# Char-Broil Electric Vertical Smoker - Model 11201677



## njsmoker08520 (Apr 28, 2014)

someone just gifted me a Char-Broil Electric Vertical Smoker - Model 11201677. i was wondering if anyone has one one of these units and has any tips or tricks that they have found to work best using it.

like using wood chips or pellets, biscuits and how to avoid drippings in the water pan etc etc.
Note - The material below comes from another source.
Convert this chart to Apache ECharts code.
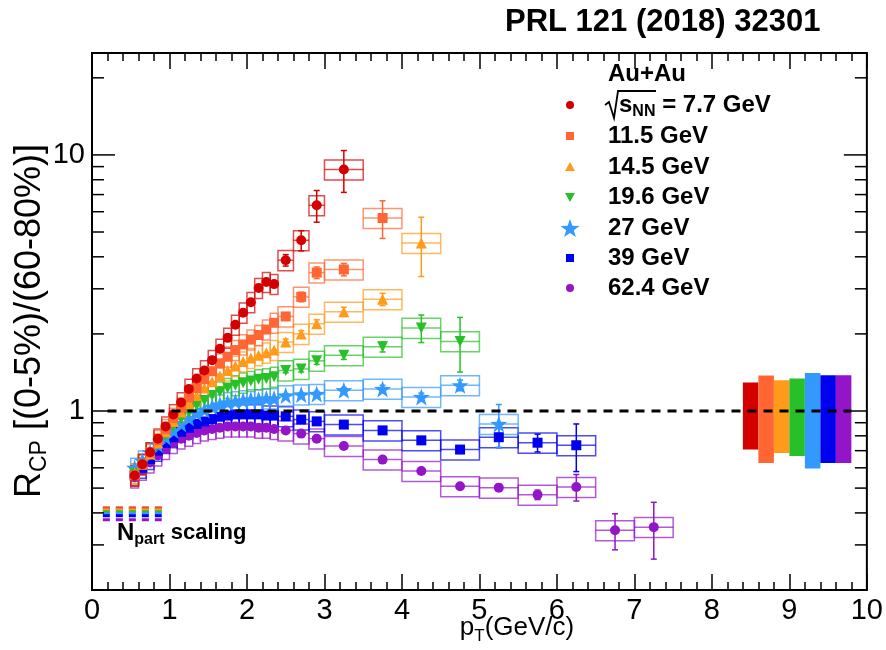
<!DOCTYPE html>
<html><head><meta charset="utf-8">
<script src="https://cdn.jsdelivr.net/npm/echarts@6/dist/echarts.min.js"></script>
<style>html,body{margin:0;padding:0;background:#fff}#c{width:886px;height:650px}</style>
</head><body><div id="c"></div>
<script>
// ---------------- data ----------------
const energies = ['7.7', '11.5', '14.5', '19.6', '27', '39', '62.4'];
const colors = ['#d40000', '#ff6633', '#ff9a1a', '#28c028', '#3399ff', '#0000f0', '#9414c8'];

const ptDense = [0.55,0.65,0.75,0.85,0.95,1.05,1.15,1.25,1.35,1.45,1.55,1.65,1.75,1.85,1.95,2.05,2.15,2.25,2.35];
const ptWide = [2.5,2.7,2.9,3.25,3.75,4.25,4.75,5.25,5.75,6.25,6.75,7.25];
const halfWide = [0.1,0.1,0.1,0.25,0.25,0.25,0.25,0.25,0.25,0.25,0.25,0.25];

const rcp77Dense   = [0.56,0.62,0.69,0.78,0.87,0.97,1.08,1.22,1.34,1.44,1.58,1.75,1.93,2.17,2.42,2.66,3.02,3.19,3.13];
const rcp115Dense  = [0.56,0.62,0.69,0.77,0.85,0.94,1.03,1.13,1.23,1.33,1.43,1.53,1.63,1.73,1.82,1.90,1.98,2.08,2.21];
const rcp145Dense  = [0.57,0.62,0.68,0.75,0.83,0.91,0.99,1.07,1.15,1.23,1.30,1.37,1.44,1.50,1.56,1.61,1.65,1.69,1.73];
const rcp196Dense  = [0.57,0.62,0.68,0.74,0.80,0.87,0.93,0.99,1.05,1.10,1.15,1.19,1.23,1.26,1.29,1.31,1.33,1.34,1.36];
const rcp27Dense   = [0.60,0.64,0.69,0.74,0.79,0.84,0.89,0.94,0.98,1.01,1.04,1.06,1.08,1.09,1.10,1.11,1.11,1.12,1.12];
const rcp39Dense   = [0.56,0.60,0.65,0.70,0.75,0.79,0.83,0.86,0.89,0.91,0.93,0.95,0.96,0.97,0.97,0.97,0.97,0.96,0.96];
const rcp624Dense  = [0.55,0.59,0.63,0.67,0.71,0.75,0.78,0.80,0.82,0.84,0.85,0.86,0.87,0.87,0.87,0.87,0.86,0.86,0.85];

const rcp77Wide  = [3.88,4.64,6.36,8.77];
const err77Wide  = [0.20,0.42,0.90,1.63];
const rcp115Wide = [2.34,2.79,3.47,3.57,5.67];
const err115Wide = [0.08,0.12,0.18,0.20,0.95];
const rcp145Wide = [1.86,2.00,2.19,2.44,2.73,4.53];
const err145Wide = [0.05,0.06,0.08,0.10,0.15,1.18];
const rcp196Wide = [1.44,1.46,1.57,1.65,1.78,2.11,1.87];
const err196Wide = [0.03,0.04,0.05,0.06,0.08,0.26,0.45];
const rcp27Wide  = [1.15,1.16,1.165,1.205,1.22,1.134,1.26,0.89];
const err27Wide  = [0.02,0.02,0.03,0.03,0.04,0.04,0.06,0.17];
const rcp39Wide  = [0.953,0.926,0.911,0.885,0.84,0.768,0.707,0.79,0.752,0.735];
const err39Wide  = [0.01,0.01,0.01,0.01,0.01,0.02,0.02,0.07,0.06,0.155];
const rcp624Wide = [0.84,0.816,0.78,0.73,0.646,0.583,0.508,0.502,0.471,0.505,0.342,0.352];
const err624Wide = [0.01,0.01,0.01,0.01,0.01,0.01,0.01,0.015,0.02,0.06,0.055,0.088];

const sysRel = 0.09;

// normalization uncertainty bands (right side)
const normX0 = [8.4,8.6,8.8,9.0,9.2,9.4,9.6];
const normW = 0.2;
const normLo = [0.707,0.627,0.685,0.667,0.596,0.627,0.627];
const normHi = [1.291,1.375,1.318,1.338,1.407,1.378,1.378];

// Npart scaling levels
const npartVal = [0.418,0.415,0.410,0.404,0.398,0.390,0.376];
const npartRange = [0.14, 0.9];

// axes
const yMin = 0.2, yMax = 25;
const yTicks = [0.2,0.3,0.4,0.5,0.6,0.7,0.8,0.9,1,2,3,4,5,6,7,8,9,10,20];
const yMajor = [1,10];
const xTickLabels = ['0','1','2','3','4','5','6','7','8','9','10'];

// ---------------- chart ----------------
const FONT = "'Liberation Sans',Arial,sans-serif";
const FONTB = "'Liberation Sans',Arial,sans-serif";
const STAR = 'path://M50 0 L61.76 33.82 L97.55 34.55 L69.02 56.18 L79.39 90.45 L50 70 L20.61 90.45 L30.98 56.18 L2.45 34.55 L38.24 33.82 Z';
const symbols = ['circle','rect','triangle','triangle',STAR,'rect','circle'];
const symRot = [0,0,0,180,0,0,0];
const symSize = [10,10,11,11,17,10,10];

const denseAll = [rcp77Dense,rcp115Dense,rcp145Dense,rcp196Dense,rcp27Dense,rcp39Dense,rcp624Dense];
const wideAll = [rcp77Wide,rcp115Wide,rcp145Wide,rcp196Wide,rcp27Wide,rcp39Wide,rcp624Wide];
const errAll = [err77Wide,err115Wide,err145Wide,err196Wide,err27Wide,err39Wide,err624Wide];

function mkData(k){
  const d = [];
  denseAll[k].forEach((v,i)=>d.push([ptDense[i], v, 0.05, 0]));
  wideAll[k].forEach((v,i)=>d.push([ptWide[i], v, halfWide[i], errAll[k][i]]));
  return d;
}

function boxRenderer(color){
  return function(params, api){
    const x = api.value(0), y = api.value(1), hw = api.value(2), e = api.value(3);
    const s = sysRel * y;
    const p0 = api.coord([x - hw, y + s]);
    const p1 = api.coord([x + hw, y - s]);
    const c = api.coord([x, y]);
    const st = {stroke: color, lineWidth: 1.5, fill: 'none', opacity: 0.7};
    const ch = [
      {type:'rect', shape:{x:p0[0], y:p0[1], width:p1[0]-p0[0], height:p1[1]-p0[1]}, style: st},
      {type:'line', shape:{x1:p0[0], y1:c[1], x2:p1[0], y2:c[1]}, style: st}
    ];
    if (e > 0) {
      const t = api.coord([x, y + e]);
      const b = api.coord([x, Math.max(y - e, 0.01)]);
      const es = {stroke: color, lineWidth: 1.5};
      ch.push({type:'line', shape:{x1:c[0], y1:t[1], x2:c[0], y2:b[1]}, style: es});
      ch.push({type:'line', shape:{x1:c[0]-3, y1:t[1], x2:c[0]+3, y2:t[1]}, style: es});
      ch.push({type:'line', shape:{x1:c[0]-3, y1:b[1], x2:c[0]+3, y2:b[1]}, style: es});
    }
    return {type:'group', children: ch};
  };
}

const series = [];

// normalization bands
series.push({
  type:'custom', z:1, silent:true,
  data: normX0.map((x,i)=>[x, normLo[i], normHi[i], i]),
  renderItem: function(params, api){
    const x = api.value(0), lo = api.value(1), hi = api.value(2), i = api.value(3);
    const a = api.coord([x, hi]), b = api.coord([x + normW, lo]);
    return {type:'rect', shape:{x:a[0], y:a[1], width:b[0]-a[0], height:b[1]-a[1]}, style:{fill: colors[i]}};
  }
});

// unity line
series.push({
  type:'line', z:6, silent:true, symbol:'none',
  data: [[0.2, 1], [9.8, 1]],
  lineStyle: {color:'#000', width:3, type:[9,7]}
});

// Npart scaling dashes
npartVal.forEach((v,i)=>{
  series.push({
    type:'line', z:4, silent:true, symbol:'none',
    data: [[npartRange[0], v], [npartRange[1], v]],
    lineStyle: {color: colors[i], width:3, type:[7,6]}
  });
});

// boxes + error bars, then markers
for (let k = 6; k >= 0; k--) {
  series.push({
    type:'custom', z:2, silent:true, name: energies[k] + ' sys',
    data: mkData(k), renderItem: boxRenderer(colors[k])
  });
}
for (let k = 6; k >= 0; k--) {
  series.push({
    type:'scatter', z:3, silent:true, name: energies[k] + ' GeV',
    data: mkData(k).map(d=>[d[0], d[1]]),
    symbol: symbols[k], symbolRotate: symRot[k], symbolSize: symSize[k],
    itemStyle: {color: colors[k], opacity: 1}
  });
}

// y ticks and labels (log axis, ROOT style)
series.push({
  type:'custom', z:5, silent:true,
  data: yTicks.map(v=>[0, v]),
  renderItem: function(params, api){
    const v = api.value(1);
    const L = api.coord([0, v]), R = api.coord([10, v]);
    const major = yMajor.indexOf(v) >= 0;
    const len = major ? 23 : 12;
    const st = {stroke:'#000', lineWidth:1.5};
    const ch = [
      {type:'line', shape:{x1:L[0], y1:L[1], x2:L[0]+len, y2:L[1]}, style: st},
      {type:'line', shape:{x1:R[0]-len, y1:R[1], x2:R[0], y2:R[1]}, style: st}
    ];
    if (major) {
      ch.push({type:'text', style:{text: String(v), x: L[0]-7, y: L[1],
        align:'right', verticalAlign:'middle', textAlign:'right', textVerticalAlign:'middle',
        font: '29px ' + FONT, fill:'#000'}});
    }
    return {type:'group', children: ch};
  }
});

const legendRows = [105,136,167,197,228,258,288];
const lx = 570;
function starPts(cx, cy, R, r){
  const p = [];
  for (let i = 0; i < 10; i++) {
    const ang = -Math.PI/2 + i * Math.PI/5;
    const rr = i % 2 === 0 ? R : r;
    p.push([cx + rr*Math.cos(ang), cy + rr*Math.sin(ang)]);
  }
  return p;
}
const legendMarks = [
  {type:'circle', shape:{cx:lx, cy:legendRows[0], r:4}, style:{fill:colors[0]}},
  {type:'rect', shape:{x:lx-4, y:legendRows[1]-4, width:8, height:8}, style:{fill:colors[1]}},
  {type:'polygon', shape:{points:[[lx,legendRows[2]-5],[lx+5,legendRows[2]+4],[lx-5,legendRows[2]+4]]}, style:{fill:colors[2]}},
  {type:'polygon', shape:{points:[[lx-5,legendRows[3]-4],[lx+5,legendRows[3]-4],[lx,legendRows[3]+5]]}, style:{fill:colors[3]}},
  {type:'polygon', shape:{points:starPts(lx, legendRows[4]+1, 10, 4)}, style:{fill:colors[4]}},
  {type:'rect', shape:{x:lx-4, y:legendRows[5]-4, width:8, height:8}, style:{fill:colors[5]}},
  {type:'circle', shape:{cx:lx, cy:legendRows[6], r:4}, style:{fill:colors[6]}}
];
const legendTexts = energies.map((e,i)=> i === 0 ? null : {
  type:'text', x:608, y:legendRows[i],
  style:{text: e + ' GeV', font:'bold 24px ' + FONTB, fill:'#000', align:'left', verticalAlign:'middle', textAlign:'left', textVerticalAlign:'middle'}
}).filter(Boolean);

const graphics = [
  {type:'text', x:505, y:22, style:{text:'PRL 121 (2018) 32301', font:'bold 31px ' + FONTB, fill:'#000', align:'left', verticalAlign:'middle', textAlign:'left', textVerticalAlign:'middle'}},
  {type:'text', x:608, y:74, style:{text:'Au+Au', font:'bold 24px ' + FONTB, fill:'#000', align:'left', verticalAlign:'middle', textAlign:'left', textVerticalAlign:'middle'}},
  {type:'polyline', shape:{points:[[605,105],[609,102],[614,118],[618,91],[656,91]]}, style:{stroke:'#000', lineWidth:1.8, fill:'none'}},
  {type:'text', x:619, y:105, style:{
    text:'{a|s}{b|NN}{a| = 7.7 GeV}',
    align:'left', verticalAlign:'middle', textAlign:'left', textVerticalAlign:'middle',
    rich:{a:{fontSize:24, fontWeight:'bold', fontFamily:FONTB, lineHeight:30, verticalAlign:'middle', color:'#000'},
          b:{fontSize:16, fontWeight:'bold', fontFamily:FONTB, lineHeight:16, verticalAlign:'bottom', color:'#000'}}
  }},
  {type:'text', x:117, y:533, style:{
    text:'{a|N}{b|part}{c| scaling}',
    align:'left', verticalAlign:'middle', textAlign:'left', textVerticalAlign:'middle',
    rich:{a:{fontSize:24, fontWeight:'bold', fontFamily:FONTB, lineHeight:30, verticalAlign:'middle', color:'#000'},
          b:{fontSize:16, fontWeight:'bold', fontFamily:FONTB, lineHeight:14, verticalAlign:'bottom', color:'#000'},
          c:{fontSize:22, fontWeight:'bold', fontFamily:FONTB, lineHeight:30, verticalAlign:'middle', color:'#000'}}
  }},
  {type:'text', x:30, y:321, rotation: Math.PI/2, style:{
    text:'{a|R}{b|CP}{a| [(0-5%)/(60-80%)]}',
    align:'center', verticalAlign:'middle', textAlign:'center', textVerticalAlign:'middle',
    rich:{a:{fontSize:36, fontFamily:FONT, lineHeight:42, verticalAlign:'middle', color:'#000'},
          b:{fontSize:23, fontFamily:FONT, lineHeight:23, verticalAlign:'bottom', color:'#000'}}
  }},
  {type:'text', x:517, y:628, style:{
    text:'{a|p}{b|T}{a|(GeV/c)}',
    align:'center', verticalAlign:'middle', textAlign:'center', textVerticalAlign:'middle',
    rich:{a:{fontSize:26, fontFamily:FONT, lineHeight:34, verticalAlign:'middle', color:'#000'},
          b:{fontSize:17, fontFamily:FONT, lineHeight:16, verticalAlign:'bottom', color:'#000'}}
  }}
].concat(legendMarks).concat(legendTexts);

const xAxisCommon = {
  type:'value', min:0, max:10, interval:1,
  axisLine:{show:false}, splitLine:{show:false},
  axisTick:{show:true, inside:true, length:16, lineStyle:{color:'#000', width:1.5}},
  minorTick:{show:true, splitNumber:5, length:8, lineStyle:{color:'#000', width:1.5}},
  minorSplitLine:{show:false}
};

const option = {
  animation:false,
  backgroundColor:'#fff',
  grid:{left:92, right:18, top:53, bottom:60, show:true, borderColor:'#000', borderWidth:2, backgroundColor:'transparent'},
  xAxis:[
    Object.assign({}, xAxisCommon, {position:'bottom',
      axisLabel:{show:true, margin:6, fontSize:29, fontFamily:FONT, color:'#000',
        formatter: v => xTickLabels[Math.round(v)] }}),
    Object.assign({}, xAxisCommon, {position:'top', axisLabel:{show:false}})
  ],
  yAxis:{type:'log', logBase:10, min:yMin, max:yMax,
    axisLine:{show:false}, axisTick:{show:false}, axisLabel:{show:false}, splitLine:{show:false}},
  graphic: graphics,
  series: series
};

const chart = echarts.init(document.getElementById('c'));
chart.setOption(option);
</script>
</body></html>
you all will probably be hearing more from me in the future too im a total newbie to smoking


----------



## pops6927 (Apr 28, 2014)

Thank you so much for finding us!

Please go to Roll Call and tell us about yourself, what experience you have and so on, so we all may welcome you properly!  Thank you again for joining our family!  Also, please be sure to include your location in your profile!  Thank you so much!


----------



## timberjet (Apr 28, 2014)

welcome. There is a search bar at the top of the page that you can use to find what you are looking for. I think there is a vertical electric smoker section in the forum that might help you get started on the right foot. Also is the free smoking meat.com e-course. Which is great to get you the basics you need to turn out some good grub. Have a great day and happy smoking. timber


----------



## averagedave (May 2, 2014)

NJ...........I have owned a brinkman I bought from home depot may years ago, and used it last week to smoke 2 racks of  swift brand baby backs

BIG TIME YUM YUM............definitely line your water pan with foil.........trust me here. I also, lined the very bottom of the unit where the heating element is. I don't know if yours comes with lava rock, but I suggest not piling anything  that will touch   the heater . Try not to use an extension cord over 20 feet, or you could, burn out   the heating element sooner. When you run power out to far, the voltage goes down, and   the amperage goes up. This is what burns out allotta fun toys us guys own..............Place wood chucks, between the heating element not ON it.

if you have 2 shelves, loosely  cover  the food that may be on the lower shelf, or it becomes the dripping catch.......not good. First try maybe do somethun on the upper grill???


----------